### Task instructions
Retype the opening lines of the listing below, ending with the line that contains "const Y_DIVS = 8;", and leave out any pictures.
-- Recorded data start --
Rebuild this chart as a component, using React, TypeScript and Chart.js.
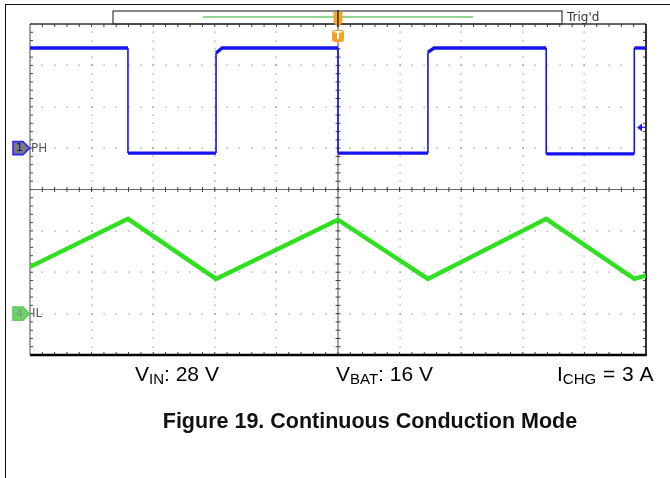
import React, { useEffect, useRef } from "react";
import { Chart, registerables } from "chart.js";

Chart.register(...registerables);

// time axis in divisions (0..10), vertical in divisions (-4..4)
const phTime = [0, 1.59, 1.59, 3.02, 3.02, 3.12, 5.0, 5.0, 6.46, 6.46, 6.56, 8.38, 8.38, 9.81, 9.81, 10];
const phLevel = [3.42, 3.42, 0.88, 0.88, 3.3, 3.42, 3.42, 0.88, 0.88, 3.32, 3.42, 3.42, 0.86, 0.86, 3.42, 3.42];
const ilTime = [0, 1.59, 3.02, 5.0, 6.46, 8.38, 9.81, 10];
const ilLevel = [-1.87, -0.71, -2.16, -0.73, -2.16, -0.71, -2.16, -2.08];
const channelLabels = ["PH", "IL"];
const channelGround = [1.0, -3.0];
const triggerTime = 5.0;
const triggerLevel = 1.5;

const X_DIVS = 10;
const Y_DIVS = 8;

const graticule = {
  id: "graticule",
  beforeDatasetsDraw(chart: any) {
    const { ctx } = chart;
    const xs = chart.scales.x;
    const ys = chart.scales.y;
    const px = (v: number) => xs.getPixelForValue(v);
    const py = (v: number) => ys.getPixelForValue(v);
    ctx.save();
    // dotted major grid
    ctx.fillStyle = "#8a8a8a";
    for (let i = 1; i < X_DIVS; i++) {
      if (i === 5) continue;
      for (let k = 1; k < Y_DIVS * 5; k++) {
        const yv = -4 + k * 0.2;
        ctx.fillRect(Math.round(px(i)) - 0.5, Math.round(py(yv)) - 0.5, 1.2, 1.2);
      }
    }
    for (let j = -3; j <= 3; j++) {
      if (j === 0) continue;
      for (let k = 1; k < X_DIVS * 5; k++) {
        const xv = k * 0.2;
        ctx.fillRect(Math.round(px(xv)) - 0.5, Math.round(py(j)) - 0.5, 1.2, 1.2);
      }
    }
    // center axes
    ctx.strokeStyle = "#6a6a6a";
    ctx.lineWidth = 1.2;
    ctx.beginPath();
    ctx.moveTo(px(0), py(0));
    ctx.lineTo(px(10), py(0));
    ctx.moveTo(px(5), py(4));
    ctx.lineTo(px(5), py(-4));
    ctx.stroke();
    ctx.strokeStyle = "#404040";
    ctx.lineWidth = 1;
    ctx.beginPath();
    for (let k = 1; k < X_DIVS * 5; k++) {
      const x = px(k * 0.2);
      ctx.moveTo(x, py(0) - 2.5);
      ctx.lineTo(x, py(0) + 2.5);
      ctx.moveTo(x, py(4));
      ctx.lineTo(x, py(4) + 3);
      ctx.moveTo(x, py(-4));
      ctx.lineTo(x, py(-4) - 3);
    }
    for (let k = 1; k < Y_DIVS * 5; k++) {
      const y = py(-4 + k * 0.2);
      ctx.moveTo(px(5) - 2.5, y);
      ctx.lineTo(px(5) + 2.5, y);
      ctx.moveTo(px(0), y);
      ctx.lineTo(px(0) + 3, y);
      ctx.moveTo(px(10), y);
      ctx.lineTo(px(10) - 3, y);
    }
    ctx.stroke();
    // frame edges
    ctx.strokeStyle = "#666";
    ctx.lineWidth = 1.2;
    ctx.beginPath();
    ctx.moveTo(px(0), py(4));
    ctx.lineTo(px(0), py(-4));
    ctx.stroke();
    ctx.strokeStyle = "#333";
    ctx.lineWidth = 1.5;
    ctx.beginPath();
    ctx.moveTo(px(0), py(4));
    ctx.lineTo(px(10), py(4));
    ctx.stroke();
    ctx.strokeStyle = "#000";
    ctx.lineWidth = 1.6;
    ctx.beginPath();
    ctx.moveTo(px(10), py(4));
    ctx.lineTo(px(10), py(-4));
    ctx.stroke();
    ctx.lineWidth = 2.6;
    ctx.beginPath();
    ctx.moveTo(px(0), py(-4));
    ctx.lineTo(px(10) + 0.8, py(-4));
    ctx.stroke();
    ctx.restore();
  },
  afterDraw(chart: any) {
    const { ctx } = chart;
    const xs = chart.scales.x;
    const ys = chart.scales.y;
    const px = (v: number) => xs.getPixelForValue(v);
    const py = (v: number) => ys.getPixelForValue(v);
    ctx.save();
    // record bar at top
    const top = py(4);
    ctx.strokeStyle = "#3a3a3a";
    ctx.lineWidth = 1.2;
    ctx.strokeRect(113, 11, 449, top - 11);
    ctx.strokeStyle = "#6cc66c";
    ctx.lineWidth = 1.6;
    ctx.beginPath();
    ctx.moveTo(203, 17);
    ctx.lineTo(473, 17);
    ctx.stroke();
    // trigger position marker
    const tx = px(triggerTime);
    ctx.fillStyle = "#f5a623";
    ctx.beginPath();
    ctx.moveTo(tx - 4.5, 12);
    ctx.lineTo(tx + 4.5, 12);
    ctx.lineTo(tx + 4.5, 22);
    ctx.lineTo(tx, 28);
    ctx.lineTo(tx - 4.5, 22);
    ctx.closePath();
    ctx.fill();
    ctx.strokeStyle = "#222";
    ctx.lineWidth = 1.4;
    ctx.beginPath();
    ctx.moveTo(tx, 10);
    ctx.lineTo(tx, 27);
    ctx.stroke();
    // T badge
    ctx.fillStyle = "#f5a020";
    ctx.beginPath();
    const bx = tx - 6, bw = 12, byy = 30, bh = 12, r = 3;
    ctx.moveTo(bx + r, byy);
    ctx.lineTo(bx + bw - r, byy);
    ctx.quadraticCurveTo(bx + bw, byy, bx + bw, byy + r);
    ctx.lineTo(bx + bw, byy + bh - r);
    ctx.quadraticCurveTo(bx + bw, byy + bh, bx + bw - r, byy + bh);
    ctx.lineTo(bx + r, byy + bh);
    ctx.quadraticCurveTo(bx, byy + bh, bx, byy + bh - r);
    ctx.lineTo(bx, byy + r);
    ctx.quadraticCurveTo(bx, byy, bx + r, byy);
    ctx.closePath();
    ctx.fill();
    ctx.fillStyle = "#fff";
    ctx.font = "bold 11px 'DejaVu Sans'";
    ctx.textAlign = "center";
    ctx.textBaseline = "middle";
    ctx.fillText("T", tx, 36.5);
    // channel ground markers
    const drawMarker = (yv: number, fill: string, stroke: string, label: string, textColor: string) => {
      const y = py(yv);
      ctx.beginPath();
      ctx.moveTo(13, y - 6.5);
      ctx.lineTo(23, y - 6.5);
      ctx.lineTo(29.5, y);
      ctx.lineTo(23, y + 6.5);
      ctx.lineTo(13, y + 6.5);
      ctx.closePath();
      ctx.fillStyle = fill;
      ctx.fill();
      ctx.strokeStyle = stroke;
      ctx.lineWidth = 1.6;
      ctx.stroke();
      ctx.fillStyle = textColor;
      ctx.font = "11px 'DejaVu Sans'";
      ctx.textAlign = "center";
      ctx.textBaseline = "middle";
      ctx.fillText(label, 19.5, y + 0.5);
    };
    drawMarker(channelGround[0], "#7a7a7a", "#2a2aff", "1", "#101060");
    drawMarker(channelGround[1], "#6ad66a", "#5ccc5c", "4", "#8a8a8a");
    ctx.fillStyle = "#555";
    ctx.font = "12px 'DejaVu Sans'";
    ctx.textAlign = "left";
    ctx.textBaseline = "middle";
    ctx.fillText(channelLabels[0], 31, py(channelGround[0]) + 0.5);
    ctx.fillText(channelLabels[1], 32, py(channelGround[1]) + 0.5);
    // trigger level arrow (right)
    const ay = py(triggerLevel);
    const ax = px(10) - 9;
    ctx.fillStyle = "#1a1aff";
    ctx.beginPath();
    ctx.moveTo(ax, ay);
    ctx.lineTo(ax + 5, ay - 4);
    ctx.lineTo(ax + 5, ay + 4);
    ctx.closePath();
    ctx.fill();
    ctx.strokeStyle = "#1a1aff";
    ctx.lineWidth = 1.3;
    ctx.beginPath();
    ctx.moveTo(ax + 4, ay);
    ctx.lineTo(ax + 8, ay);
    ctx.stroke();
    ctx.restore();
  },
};

export default function App() {
  const ref = useRef<HTMLCanvasElement | null>(null);
  useEffect(() => {
    if (!ref.current) return;
    const chart = new Chart(ref.current, {
      type: "line",
      data: {
        datasets: [
          {
            label: "PH",
            data: phTime.map((t, i) => ({ x: t, y: phLevel[i] })),
            borderColor: "#1414ee",
            borderWidth: 3.4,
            pointRadius: 0,
            tension: 0,
            segment: {
              borderWidth: (c: any) => (c.p0.parsed.x === c.p1.parsed.x ? 1.6 : 3.4),
            },
          } as any,
          {
            label: "IL",
            data: ilTime.map((t, i) => ({ x: t, y: ilLevel[i] })),
            borderColor: "#2fe020",
            borderWidth: 4.4,
            pointRadius: 0,
            tension: 0,
          },
        ],
      },
      options: {
        animation: false,
        responsive: false,
        maintainAspectRatio: false,
        layout: { padding: { left: 30, top: 24, right: 24, bottom: 123 } },
        plugins: { legend: { display: false }, tooltip: { enabled: false }, title: { display: false } },
        scales: {
          x: { type: "linear", min: 0, max: X_DIVS, display: false },
          y: { type: "linear", min: -Y_DIVS / 2, max: Y_DIVS / 2, display: false },
        },
      },
      plugins: [graticule],
    });
    return () => chart.destroy();
  }, []);

  const lbl: React.CSSProperties = {
    position: "absolute",
    top: 362,
    font: "21px 'Liberation Sans', Arial, sans-serif",
    color: "#000",
    whiteSpace: "nowrap",
  };
  const sub: React.CSSProperties = { fontSize: "15px", verticalAlign: "-3px" };

  return (
    <div style={{ position: "fixed", left: 0, top: 0, width: 670, height: 478, overflow: "hidden", background: "#fff" }}>
      <div
        style={{
          position: "absolute",
          left: 5,
          top: 4,
          width: 700,
          height: 500,
          borderTop: "1.6px solid #111",
          borderLeft: "1.6px solid #111",
        }}
      />
      <canvas ref={ref} width={670} height={478} style={{ position: "absolute", left: 0, top: 0 }} />
      <div
        style={{
          position: "absolute",
          left: 567,
          top: 10,
          font: "12px 'DejaVu Sans', sans-serif",
          color: "#333",
        }}
      >
        Trig'd
      </div>
      <div style={{ ...lbl, left: 135 }}>
        V<span style={sub}>IN</span>: 28 V
      </div>
      <div style={{ ...lbl, left: 336 }}>
        V<span style={sub}>BAT</span>: 16 V
      </div>
      <div style={{ ...lbl, left: 557, wordSpacing: "1px" }}>
        I<span style={sub}>CHG</span> = 3 A
      </div>
      <div
        style={{
          position: "absolute",
          left: 0,
          width: 740,
          top: 409,
          textAlign: "center",
          font: "bold 21.5px 'Liberation Sans', Arial, sans-serif",
          color: "#111",
        }}
      >
        Figure 19. Continuous Conduction Mode
      </div>
    </div>
  );
}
-- Recorded data end --
### Task result
Rebuild this chart as a component, using React, TypeScript and Chart.js.
import React, { useEffect, useRef } from "react";
import { Chart, registerables } from "chart.js";

Chart.register(...registerables);

// time axis in divisions (0..10), vertical in divisions (-4..4)
const phTime = [0, 1.59, 1.59, 3.02, 3.02, 3.12, 5.0, 5.0, 6.46, 6.46, 6.56, 8.38, 8.38, 9.81, 9.81, 10];
const phLevel = [3.42, 3.42, 0.88, 0.88, 3.3, 3.42, 3.42, 0.88, 0.88, 3.32, 3.42, 3.42, 0.86, 0.86, 3.42, 3.42];
const ilTime = [0, 1.59, 3.02, 5.0, 6.46, 8.38, 9.81, 10];
const ilLevel = [-1.87, -0.71, -2.16, -0.73, -2.16, -0.71, -2.16, -2.08];
const channelLabels = ["PH", "IL"];
const channelGround = [1.0, -3.0];
const triggerTime = 5.0;
const triggerLevel = 1.5;

const X_DIVS = 10;
const Y_DIVS = 8;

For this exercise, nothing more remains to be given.